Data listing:
# # # # # # #

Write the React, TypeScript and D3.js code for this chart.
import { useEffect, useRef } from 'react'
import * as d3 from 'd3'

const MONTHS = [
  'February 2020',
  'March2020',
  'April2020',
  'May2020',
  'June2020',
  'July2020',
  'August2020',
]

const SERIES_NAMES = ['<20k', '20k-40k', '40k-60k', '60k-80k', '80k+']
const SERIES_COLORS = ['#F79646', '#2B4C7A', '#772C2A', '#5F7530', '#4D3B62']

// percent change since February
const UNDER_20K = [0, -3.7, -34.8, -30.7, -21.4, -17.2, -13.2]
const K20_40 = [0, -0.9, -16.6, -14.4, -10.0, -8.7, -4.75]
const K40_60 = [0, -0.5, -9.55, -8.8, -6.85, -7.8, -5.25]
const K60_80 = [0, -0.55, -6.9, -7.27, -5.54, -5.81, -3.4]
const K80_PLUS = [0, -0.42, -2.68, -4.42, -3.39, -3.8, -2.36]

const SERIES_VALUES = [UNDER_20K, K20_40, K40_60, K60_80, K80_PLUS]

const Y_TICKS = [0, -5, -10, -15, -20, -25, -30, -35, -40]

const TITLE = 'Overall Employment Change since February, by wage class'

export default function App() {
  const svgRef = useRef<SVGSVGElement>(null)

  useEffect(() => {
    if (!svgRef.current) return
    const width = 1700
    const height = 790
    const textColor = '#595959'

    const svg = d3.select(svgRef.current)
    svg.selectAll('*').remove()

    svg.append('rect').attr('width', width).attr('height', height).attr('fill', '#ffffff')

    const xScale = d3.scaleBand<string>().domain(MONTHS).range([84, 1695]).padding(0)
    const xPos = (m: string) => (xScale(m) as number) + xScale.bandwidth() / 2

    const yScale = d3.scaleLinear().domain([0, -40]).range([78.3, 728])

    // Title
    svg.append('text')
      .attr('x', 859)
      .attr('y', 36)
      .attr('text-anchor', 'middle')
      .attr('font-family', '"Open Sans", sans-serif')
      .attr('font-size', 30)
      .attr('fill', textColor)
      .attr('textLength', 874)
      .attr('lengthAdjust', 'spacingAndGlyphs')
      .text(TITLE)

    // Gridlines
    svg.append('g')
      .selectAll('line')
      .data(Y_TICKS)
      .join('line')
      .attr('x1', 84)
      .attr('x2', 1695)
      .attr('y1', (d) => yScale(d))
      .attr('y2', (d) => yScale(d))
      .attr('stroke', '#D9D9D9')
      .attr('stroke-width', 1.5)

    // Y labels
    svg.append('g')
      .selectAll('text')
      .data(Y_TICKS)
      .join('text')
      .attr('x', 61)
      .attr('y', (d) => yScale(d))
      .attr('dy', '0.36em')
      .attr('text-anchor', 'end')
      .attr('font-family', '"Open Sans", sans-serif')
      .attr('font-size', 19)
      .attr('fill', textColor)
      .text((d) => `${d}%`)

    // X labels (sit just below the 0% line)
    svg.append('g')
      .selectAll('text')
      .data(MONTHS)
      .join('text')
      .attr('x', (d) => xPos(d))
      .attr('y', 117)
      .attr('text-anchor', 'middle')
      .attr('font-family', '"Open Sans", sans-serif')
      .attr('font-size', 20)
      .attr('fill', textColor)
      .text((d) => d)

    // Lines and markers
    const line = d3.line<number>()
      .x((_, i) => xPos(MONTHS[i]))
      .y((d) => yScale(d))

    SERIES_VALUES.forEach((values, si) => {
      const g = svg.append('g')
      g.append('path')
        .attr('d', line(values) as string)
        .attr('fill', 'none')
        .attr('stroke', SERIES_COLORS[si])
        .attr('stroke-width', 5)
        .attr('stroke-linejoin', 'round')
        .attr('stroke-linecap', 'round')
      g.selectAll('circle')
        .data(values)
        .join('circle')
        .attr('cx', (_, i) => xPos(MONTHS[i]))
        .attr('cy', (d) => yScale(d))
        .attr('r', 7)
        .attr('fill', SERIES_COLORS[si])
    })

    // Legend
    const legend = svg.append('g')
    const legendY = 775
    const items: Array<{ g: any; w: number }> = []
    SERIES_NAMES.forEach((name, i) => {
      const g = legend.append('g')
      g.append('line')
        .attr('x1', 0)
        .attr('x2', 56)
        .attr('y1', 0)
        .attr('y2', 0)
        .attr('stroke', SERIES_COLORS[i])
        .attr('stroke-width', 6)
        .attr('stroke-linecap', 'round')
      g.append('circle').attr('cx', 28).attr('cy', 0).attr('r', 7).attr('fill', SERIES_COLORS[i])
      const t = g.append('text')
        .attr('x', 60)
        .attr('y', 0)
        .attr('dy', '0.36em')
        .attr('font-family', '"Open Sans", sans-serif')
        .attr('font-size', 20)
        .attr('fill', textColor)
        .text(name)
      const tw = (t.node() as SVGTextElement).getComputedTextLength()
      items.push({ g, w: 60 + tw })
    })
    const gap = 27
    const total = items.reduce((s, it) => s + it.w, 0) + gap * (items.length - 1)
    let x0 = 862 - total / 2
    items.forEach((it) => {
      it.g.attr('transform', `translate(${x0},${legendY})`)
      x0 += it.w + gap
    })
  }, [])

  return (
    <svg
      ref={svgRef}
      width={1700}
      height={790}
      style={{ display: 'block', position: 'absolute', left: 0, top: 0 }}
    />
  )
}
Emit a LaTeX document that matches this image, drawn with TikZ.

# # # # # # #

**WHAT IS EXPECTED**
Reproduce the listing shown above in its entirety, exactly.

**RESPONSE TO THIS EXERCISE**
Write the React, TypeScript and D3.js code for this chart.
import { useEffect, useRef } from 'react'
import * as d3 from 'd3'

const MONTHS = [
  'February 2020',
  'March2020',
  'April2020',
  'May2020',
  'June2020',
  'July2020',
  'August2020',
]

const SERIES_NAMES = ['<20k', '20k-40k', '40k-60k', '60k-80k', '80k+']
const SERIES_COLORS = ['#F79646', '#2B4C7A', '#772C2A', '#5F7530', '#4D3B62']

// percent change since February
const UNDER_20K = [0, -3.7, -34.8, -30.7, -21.4, -17.2, -13.2]
const K20_40 = [0, -0.9, -16.6, -14.4, -10.0, -8.7, -4.75]
const K40_60 = [0, -0.5, -9.55, -8.8, -6.85, -7.8, -5.25]
const K60_80 = [0, -0.55, -6.9, -7.27, -5.54, -5.81, -3.4]
const K80_PLUS = [0, -0.42, -2.68, -4.42, -3.39, -3.8, -2.36]

const SERIES_VALUES = [UNDER_20K, K20_40, K40_60, K60_80, K80_PLUS]

const Y_TICKS = [0, -5, -10, -15, -20, -25, -30, -35, -40]

const TITLE = 'Overall Employment Change since February, by wage class'

export default function App() {
  const svgRef = useRef<SVGSVGElement>(null)

  useEffect(() => {
    if (!svgRef.current) return
    const width = 1700
    const height = 790
    const textColor = '#595959'

    const svg = d3.select(svgRef.current)
    svg.selectAll('*').remove()

    svg.append('rect').attr('width', width).attr('height', height).attr('fill', '#ffffff')

    const xScale = d3.scaleBand<string>().domain(MONTHS).range([84, 1695]).padding(0)
    const xPos = (m: string) => (xScale(m) as number) + xScale.bandwidth() / 2

    const yScale = d3.scaleLinear().domain([0, -40]).range([78.3, 728])

    // Title
    svg.append('text')
      .attr('x', 859)
      .attr('y', 36)
      .attr('text-anchor', 'middle')
      .attr('font-family', '"Open Sans", sans-serif')
      .attr('font-size', 30)
      .attr('fill', textColor)
      .attr('textLength', 874)
      .attr('lengthAdjust', 'spacingAndGlyphs')
      .text(TITLE)

    // Gridlines
    svg.append('g')
      .selectAll('line')
      .data(Y_TICKS)
      .join('line')
      .attr('x1', 84)
      .attr('x2', 1695)
      .attr('y1', (d) => yScale(d))
      .attr('y2', (d) => yScale(d))
      .attr('stroke', '#D9D9D9')
      .attr('stroke-width', 1.5)

    // Y labels
    svg.append('g')
      .selectAll('text')
      .data(Y_TICKS)
      .join('text')
      .attr('x', 61)
      .attr('y', (d) => yScale(d))
      .attr('dy', '0.36em')
      .attr('text-anchor', 'end')
      .attr('font-family', '"Open Sans", sans-serif')
      .attr('font-size', 19)
      .attr('fill', textColor)
      .text((d) => `${d}%`)

    // X labels (sit just below the 0% line)
    svg.append('g')
      .selectAll('text')
      .data(MONTHS)
      .join('text')
      .attr('x', (d) => xPos(d))
      .attr('y', 117)
      .attr('text-anchor', 'middle')
      .attr('font-family', '"Open Sans", sans-serif')
      .attr('font-size', 20)
      .attr('fill', textColor)
      .text((d) => d)

    // Lines and markers
    const line = d3.line<number>()
      .x((_, i) => xPos(MONTHS[i]))
      .y((d) => yScale(d))

    SERIES_VALUES.forEach((values, si) => {
      const g = svg.append('g')
      g.append('path')
        .attr('d', line(values) as string)
        .attr('fill', 'none')
        .attr('stroke', SERIES_COLORS[si])
        .attr('stroke-width', 5)
        .attr('stroke-linejoin', 'round')
        .attr('stroke-linecap', 'round')
      g.selectAll('circle')
        .data(values)
        .join('circle')
        .attr('cx', (_, i) => xPos(MONTHS[i]))
        .attr('cy', (d) => yScale(d))
        .attr('r', 7)
        .attr('fill', SERIES_COLORS[si])
    })

    // Legend
    const legend = svg.append('g')
    const legendY = 775
    const items: Array<{ g: any; w: number }> = []
    SERIES_NAMES.forEach((name, i) => {
      const g = legend.append('g')
      g.append('line')
        .attr('x1', 0)
        .attr('x2', 56)
        .attr('y1', 0)
        .attr('y2', 0)
        .attr('stroke', SERIES_COLORS[i])
        .attr('stroke-width', 6)
        .attr('stroke-linecap', 'round')
      g.append('circle').attr('cx', 28).attr('cy', 0).attr('r', 7).attr('fill', SERIES_COLORS[i])
      const t = g.append('text')
        .attr('x', 60)
        .attr('y', 0)
        .attr('dy', '0.36em')
        .attr('font-family', '"Open Sans", sans-serif')
        .attr('font-size', 20)
        .attr('fill', textColor)
        .text(name)
      const tw = (t.node() as SVGTextElement).getComputedTextLength()
      items.push({ g, w: 60 + tw })
    })
    const gap = 27
    const total = items.reduce((s, it) => s + it.w, 0) + gap * (items.length - 1)
    let x0 = 862 - total / 2
    items.forEach((it) => {
      it.g.attr('transform', `translate(${x0},${legendY})`)
      x0 += it.w + gap
    })
  }, [])

  return (
    <svg
      ref={svgRef}
      width={1700}
      height={790}
      style={{ display: 'block', position: 'absolute', left: 0, top: 0 }}
    />
  )
}
Emit a LaTeX document that matches this image, drawn with TikZ.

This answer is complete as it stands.